▶ Task requirements: Leave out the pictures, then reproduce the rest of the material exactly.

* Begin *

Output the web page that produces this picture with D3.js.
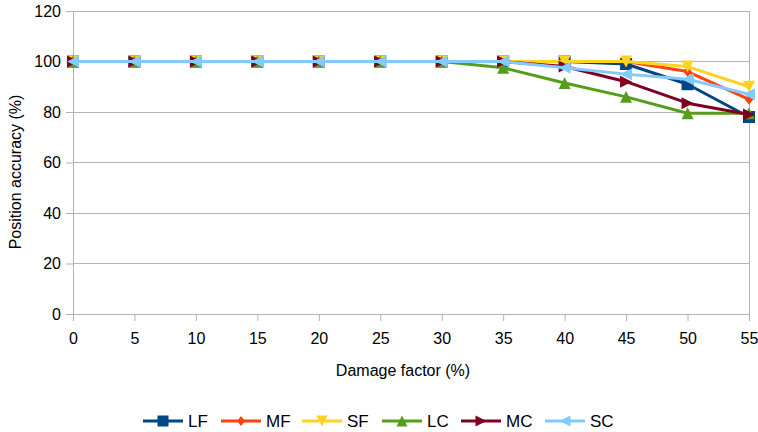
<!DOCTYPE html>
<html><head><meta charset="utf-8">
<script src="https://cdn.jsdelivr.net/npm/d3@7"></script>
<style>body{margin:0;background:#fff}svg{display:block;font-family:"Liberation Sans",Arial,sans-serif}</style>
</head><body><svg id="c" width="758" height="432"></svg>
<script>
const xValues = [0,5,10,15,20,25,30,35,40,45,50,55];
const seriesNames = ["LF","MF","SF","LC","MC","SC"];
const LF = [100,100,100,100,100,100,100,100,100,99,91,78];
const MF = [100,100,100,100,100,100,100,100,100,100,96,85];
const SF = [100,100,100,100,100,100,100,100,100,100,98,90];
const LC = [100,100,100,100,100,100,100,97.5,91.5,86,79.5,79.5];
const MC = [100,100,100,100,100,100,100,100,98,92,83.5,79];
const SC = [100,100,100,100,100,100,100,100,97.5,95,93,87];
const yTicks = [0,20,40,60,80,100,120];
const colors = ["#004586","#ff420e","#ffd320","#579d1c","#7e0021","#83caff"];
const symbols = ["square","diamond","down","up","right","left"];
const allSeries = [LF,MF,SF,LC,MC,SC];

const svg = d3.select("#c");
const L=73, R=749, T=11, B=314;
const x = d3.scaleLinear().domain([0,55]).range([L,R]);
const y = d3.scaleLinear().domain([0,120]).range([B,T]);
const grid="#b3b3b3";

// gridlines
svg.append("g").selectAll("line").data(yTicks).join("line")
  .attr("x1",L).attr("x2",R).attr("y1",d=>y(d)).attr("y2",d=>y(d))
  .attr("stroke",grid).attr("stroke-width",1).attr("shape-rendering","crispEdges");
svg.append("line").attr("x1",R).attr("x2",R).attr("y1",T).attr("y2",B).attr("stroke",grid).attr("shape-rendering","crispEdges");

// axes
const ya = svg.append("g").attr("transform",`translate(${L},0)`)
  .call(d3.axisLeft(y).tickValues(yTicks).tickSize(7).tickPadding(5));
const xa = svg.append("g").attr("transform",`translate(0,${B})`)
  .call(d3.axisBottom(x).tickValues(xValues).tickSize(7).tickPadding(12));
[ya,xa].forEach(a=>{
  a.select(".domain").attr("stroke",grid);
  a.selectAll(".tick line").attr("stroke",grid);
  a.selectAll("text").attr("fill","#000").style("font-size","16px").style("font-family","Liberation Sans, Arial, sans-serif");
});

svg.append("text").attr("x",403).attr("y",376).attr("text-anchor","middle")
  .style("font-size","16px").text("Damage factor (%)");
svg.append("text").attr("transform","translate(21,172) rotate(-90)").attr("text-anchor","middle")
  .style("font-size","16px").text("Position accuracy (%)");

function marker(g, type, cx, cy, color, s){
  let pts;
  if(type==="square"){ g.append("rect").attr("x",cx-s/2).attr("y",cy-s/2).attr("width",s).attr("height",s).attr("fill",color); return; }
  if(type==="diamond") pts=[[cx,cy-s*0.45],[cx+s*0.35,cy],[cx,cy+s*0.45],[cx-s*0.35,cy]];
  if(type==="down") pts=[[cx-s/2,cy-s/2],[cx+s/2,cy-s/2],[cx,cy+s/2]];
  if(type==="up") pts=[[cx-s/2,cy+s/2],[cx+s/2,cy+s/2],[cx,cy-s/2]];
  if(type==="right") pts=[[cx-s/2,cy-s/2],[cx-s/2,cy+s/2],[cx+s/2,cy]];
  if(type==="left") pts=[[cx+s/2,cy-s/2],[cx+s/2,cy+s/2],[cx-s/2,cy]];
  g.append("polygon").attr("points",pts.map(p=>p.join(",")).join(" ")).attr("fill",color);
}

const line = d3.line().x((d,i)=>x(xValues[i])).y(d=>y(d));
allSeries.forEach((vals,si)=>{
  const g = svg.append("g");
  g.append("path").datum(vals).attr("d",line).attr("fill","none")
    .attr("stroke",colors[si]).attr("stroke-width",3).attr("stroke-linejoin","round");
  vals.forEach((v,i)=>marker(g,symbols[si],x(xValues[i]),y(v),colors[si],12));
});

// legend
const legX=[143,221,302,382,461,545];
const lg = svg.append("g");
seriesNames.forEach((n,i)=>{
  const lx=legX[i], ly=421;
  lg.append("line").attr("x1",lx).attr("x2",lx+40).attr("y1",ly).attr("y2",ly)
    .attr("stroke",colors[i]).attr("stroke-width",3);
  marker(lg,symbols[i],lx+20,ly,colors[i],11);
  lg.append("text").attr("x",lx+45).attr("y",ly+6).style("font-size","17px").text(n);
});
</script></body></html>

* End *

▶ Answer for the task:
Output the web page that produces this picture with D3.js.
<!DOCTYPE html>
<html><head><meta charset="utf-8">
<script src="https://cdn.jsdelivr.net/npm/d3@7"></script>
<style>body{margin:0;background:#fff}svg{display:block;font-family:"Liberation Sans",Arial,sans-serif}</style>
</head><body><svg id="c" width="758" height="432"></svg>
<script>
const xValues = [0,5,10,15,20,25,30,35,40,45,50,55];
const seriesNames = ["LF","MF","SF","LC","MC","SC"];
const LF = [100,100,100,100,100,100,100,100,100,99,91,78];
const MF = [100,100,100,100,100,100,100,100,100,100,96,85];
const SF = [100,100,100,100,100,100,100,100,100,100,98,90];
const LC = [100,100,100,100,100,100,100,97.5,91.5,86,79.5,79.5];
const MC = [100,100,100,100,100,100,100,100,98,92,83.5,79];
const SC = [100,100,100,100,100,100,100,100,97.5,95,93,87];
const yTicks = [0,20,40,60,80,100,120];
const colors = ["#004586","#ff420e","#ffd320","#579d1c","#7e0021","#83caff"];
const symbols = ["square","diamond","down","up","right","left"];
const allSeries = [LF,MF,SF,LC,MC,SC];

const svg = d3.select("#c");
const L=73, R=749, T=11, B=314;
const x = d3.scaleLinear().domain([0,55]).range([L,R]);
const y = d3.scaleLinear().domain([0,120]).range([B,T]);
const grid="#b3b3b3";

// gridlines
svg.append("g").selectAll("line").data(yTicks).join("line")
  .attr("x1",L).attr("x2",R).attr("y1",d=>y(d)).attr("y2",d=>y(d))
  .attr("stroke",grid).attr("stroke-width",1).attr("shape-rendering","crispEdges");
svg.append("line").attr("x1",R).attr("x2",R).attr("y1",T).attr("y2",B).attr("stroke",grid).attr("shape-rendering","crispEdges");

// axes
const ya = svg.append("g").attr("transform",`translate(${L},0)`)
  .call(d3.axisLeft(y).tickValues(yTicks).tickSize(7).tickPadding(5));
const xa = svg.append("g").attr("transform",`translate(0,${B})`)
  .call(d3.axisBottom(x).tickValues(xValues).tickSize(7).tickPadding(12));
[ya,xa].forEach(a=>{
  a.select(".domain").attr("stroke",grid);
  a.selectAll(".tick line").attr("stroke",grid);
  a.selectAll("text").attr("fill","#000").style("font-size","16px").style("font-family","Liberation Sans, Arial, sans-serif");
});

svg.append("text").attr("x",403).attr("y",376).attr("text-anchor","middle")
  .style("font-size","16px").text("Damage factor (%)");
svg.append("text").attr("transform","translate(21,172) rotate(-90)").attr("text-anchor","middle")
  .style("font-size","16px").text("Position accuracy (%)");

function marker(g, type, cx, cy, color, s){
  let pts;
  if(type==="square"){ g.append("rect").attr("x",cx-s/2).attr("y",cy-s/2).attr("width",s).attr("height",s).attr("fill",color); return; }
  if(type==="diamond") pts=[[cx,cy-s*0.45],[cx+s*0.35,cy],[cx,cy+s*0.45],[cx-s*0.35,cy]];
  if(type==="down") pts=[[cx-s/2,cy-s/2],[cx+s/2,cy-s/2],[cx,cy+s/2]];
  if(type==="up") pts=[[cx-s/2,cy+s/2],[cx+s/2,cy+s/2],[cx,cy-s/2]];
  if(type==="right") pts=[[cx-s/2,cy-s/2],[cx-s/2,cy+s/2],[cx+s/2,cy]];
  if(type==="left") pts=[[cx+s/2,cy-s/2],[cx+s/2,cy+s/2],[cx-s/2,cy]];
  g.append("polygon").attr("points",pts.map(p=>p.join(",")).join(" ")).attr("fill",color);
}

const line = d3.line().x((d,i)=>x(xValues[i])).y(d=>y(d));
allSeries.forEach((vals,si)=>{
  const g = svg.append("g");
  g.append("path").datum(vals).attr("d",line).attr("fill","none")
    .attr("stroke",colors[si]).attr("stroke-width",3).attr("stroke-linejoin","round");
  vals.forEach((v,i)=>marker(g,symbols[si],x(xValues[i]),y(v),colors[si],12));
});

// legend
const legX=[143,221,302,382,461,545];
const lg = svg.append("g");
seriesNames.forEach((n,i)=>{
  const lx=legX[i], ly=421;
  lg.append("line").attr("x1",lx).attr("x2",lx+40).attr("y1",ly).attr("y2",ly)
    .attr("stroke",colors[i]).attr("stroke-width",3);
  marker(lg,symbols[i],lx+20,ly,colors[i],11);
  lg.append("text").attr("x",lx+45).attr("y",ly+6).style("font-size","17px").text(n);
});
</script></body></html>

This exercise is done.